The transaction will be completed at valuation metrics consistent with recent acquisitions which established new ROCs in the U.S.. Gross profit from the acquired assets is split approximately 55 percent retail operations and 45 percent wholesale and commercial operations. The acquisition will be funded out of existing credit facility capacity, is subject to customary closing conditions and is expected to close in the second quarter of 2021.

Management look forward to discussing this transaction as part of our previously disclosed 2020 fourth quarter and year-end results conference call, scheduled for March 5, 2021 at 6:30am MST (8:30am EST). Conference call details can be found in our press release dated February 17, 2021 or on our website at

Forward-Looking Statements

Certain statements contained in this news release constitute forward-looking information and statements (collectively, “forward-looking statements”). When used in this news release the words “expect”, “will”, “could”, “would”, “believe”, “continue”, “pursue” and similar expressions are intended to identify forward-looking statements. In particular, this news release contains forward-looking statements with respect to, among other things, the successful completion of the acquisition of C&B and the timing thereof; expected benefits of the acquisition, including potential organic growth and acquisition opportunities, the strengthening of Parkland’s supply advantage, and the anticipated funding of the acquisition.

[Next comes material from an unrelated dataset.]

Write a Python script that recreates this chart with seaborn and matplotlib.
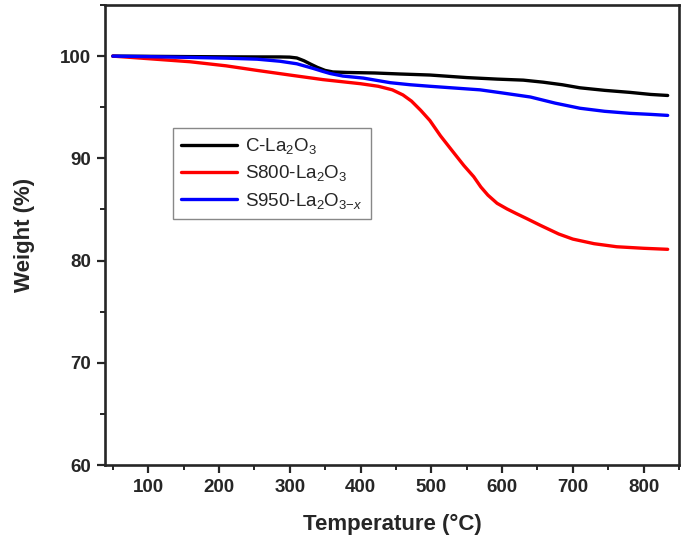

These statements involve known and unknown risks, uncertainties and other factors that may cause actual results or events to differ materially from those anticipated in such forward-looking statements. No assurance can be given that these expectations will prove to be correct and such forward-looking statements included in this news release should not be unduly relied upon. These forward-looking statements speak only as of the date of this news release. Parkland does not undertake any obligations to publicly update or revise any forward-looking statements except as may be required by securities law. Actual results could differ materially from those anticipated in these forward-looking statements as a result of numerous risks and uncertainties including, but not limited to, failure to complete this acquisition; failure to satisfy the conditions to closing of the acquisition; failure to realize all or any of the anticipated benefits of the acquisition; general economic, market and business conditions; competitive action by other companies; refining and marketing margins; the ability of suppliers to meet commitments; actions by governmental authorities and other regulators including but not limited to increases in taxes or restricted access to markets; changes and developments in environmental and other regulations; and other factors, many of which are beyond the control of Parkland. See also the risks and uncertainties described in “Forward-Looking Information” and “Risk Factors” included in Parkland’s Annual Information Form dated March 30, 2020 and in “Forward-Looking Information” and “Risk Factors” in Parkland’s annual MD&A for the year ended December 31, 2019 dated March 5, 2020 and in the interim MD&A for the three and nine month period ended September 30, 2020 dated November 3, 2020, each as filed on SEDAR and available on the Parkland website at

About Parkland

Parkland is an independent supplier and marketer of fuel and petroleum products and a leading convenience store operator. Parkland services customers across Canada, the United States, the Caribbean region and the Americas through three channels: Retail, Commercial and Wholesale. Parkland optimizes its fuel supply across these three channels by operating and leveraging a growing portfolio of supply relationships and storage infrastructure. Parkland provides trusted and locally relevant fuel brands and convenience store offerings in the communities it serves.

Parkland creates value for shareholders by focusing on its proven strategy of growing organically, realizing a supply advantage and acquiring prudently and integrating successfully. At the core of our strategy are our people, as well as our values of safety, integrity, community and respect, which are embraced across our organization.